▸ Source material:
◇ ◇ ◇
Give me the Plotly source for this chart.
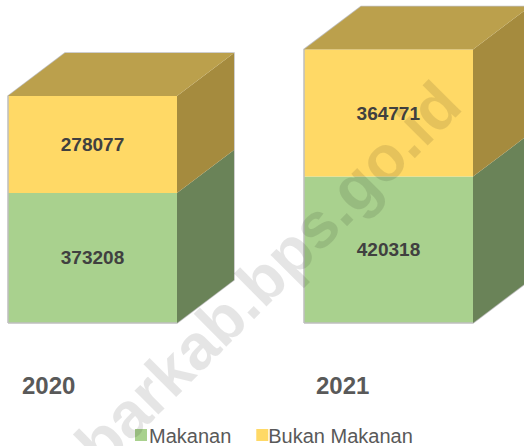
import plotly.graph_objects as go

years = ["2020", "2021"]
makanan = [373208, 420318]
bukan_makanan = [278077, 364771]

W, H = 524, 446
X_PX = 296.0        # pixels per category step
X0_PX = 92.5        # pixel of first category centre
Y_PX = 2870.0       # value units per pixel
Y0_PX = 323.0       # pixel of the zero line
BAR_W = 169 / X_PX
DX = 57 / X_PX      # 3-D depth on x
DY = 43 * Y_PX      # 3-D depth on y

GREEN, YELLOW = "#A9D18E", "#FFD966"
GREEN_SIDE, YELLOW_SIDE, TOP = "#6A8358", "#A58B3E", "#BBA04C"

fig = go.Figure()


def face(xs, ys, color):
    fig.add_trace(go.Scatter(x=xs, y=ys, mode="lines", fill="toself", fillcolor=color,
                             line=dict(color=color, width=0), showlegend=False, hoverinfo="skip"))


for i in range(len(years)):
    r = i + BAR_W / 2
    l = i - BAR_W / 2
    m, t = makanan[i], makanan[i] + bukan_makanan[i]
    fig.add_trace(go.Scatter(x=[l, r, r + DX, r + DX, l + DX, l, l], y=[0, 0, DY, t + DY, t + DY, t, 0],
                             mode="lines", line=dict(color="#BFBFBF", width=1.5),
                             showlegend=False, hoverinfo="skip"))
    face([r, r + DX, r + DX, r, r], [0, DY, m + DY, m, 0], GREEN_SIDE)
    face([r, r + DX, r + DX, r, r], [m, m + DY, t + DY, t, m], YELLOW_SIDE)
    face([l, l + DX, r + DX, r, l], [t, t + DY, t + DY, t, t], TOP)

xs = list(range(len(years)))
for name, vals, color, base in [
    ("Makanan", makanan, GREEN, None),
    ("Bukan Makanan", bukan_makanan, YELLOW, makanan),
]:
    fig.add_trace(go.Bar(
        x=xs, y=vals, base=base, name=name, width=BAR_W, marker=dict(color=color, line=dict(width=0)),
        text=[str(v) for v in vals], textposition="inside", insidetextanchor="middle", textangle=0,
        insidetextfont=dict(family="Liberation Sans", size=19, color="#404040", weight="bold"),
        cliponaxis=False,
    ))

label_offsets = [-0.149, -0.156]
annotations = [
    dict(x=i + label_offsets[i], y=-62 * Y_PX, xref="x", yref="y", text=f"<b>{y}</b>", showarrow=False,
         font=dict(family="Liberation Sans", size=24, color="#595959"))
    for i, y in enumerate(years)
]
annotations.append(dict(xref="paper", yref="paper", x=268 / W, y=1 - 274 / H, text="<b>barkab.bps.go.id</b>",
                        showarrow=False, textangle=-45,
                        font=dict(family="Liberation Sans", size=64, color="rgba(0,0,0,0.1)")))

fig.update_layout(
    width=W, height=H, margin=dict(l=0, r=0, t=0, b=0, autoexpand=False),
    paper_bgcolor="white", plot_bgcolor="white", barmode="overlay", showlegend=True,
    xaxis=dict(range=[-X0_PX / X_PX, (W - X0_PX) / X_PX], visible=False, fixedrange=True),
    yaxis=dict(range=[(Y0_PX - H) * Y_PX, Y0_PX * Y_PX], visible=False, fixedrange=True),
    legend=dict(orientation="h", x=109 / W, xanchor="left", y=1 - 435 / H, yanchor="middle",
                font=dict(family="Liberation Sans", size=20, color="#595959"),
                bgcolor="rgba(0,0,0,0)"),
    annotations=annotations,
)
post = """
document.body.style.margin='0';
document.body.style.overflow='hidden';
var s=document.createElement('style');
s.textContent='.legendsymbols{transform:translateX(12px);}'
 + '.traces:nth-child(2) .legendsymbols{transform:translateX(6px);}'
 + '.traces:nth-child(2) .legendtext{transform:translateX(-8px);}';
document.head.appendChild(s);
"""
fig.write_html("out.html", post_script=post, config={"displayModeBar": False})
◇ ◇ ◇
▸ Description of the task:
Return the material line for line, from its beginning to the line that contains "bukan_makanan = [278077, 364771]", with the pictures left out.

▸ Exercise answer:
Give me the Plotly source for this chart.
import plotly.graph_objects as go

years = ["2020", "2021"]
makanan = [373208, 420318]
bukan_makanan = [278077, 364771]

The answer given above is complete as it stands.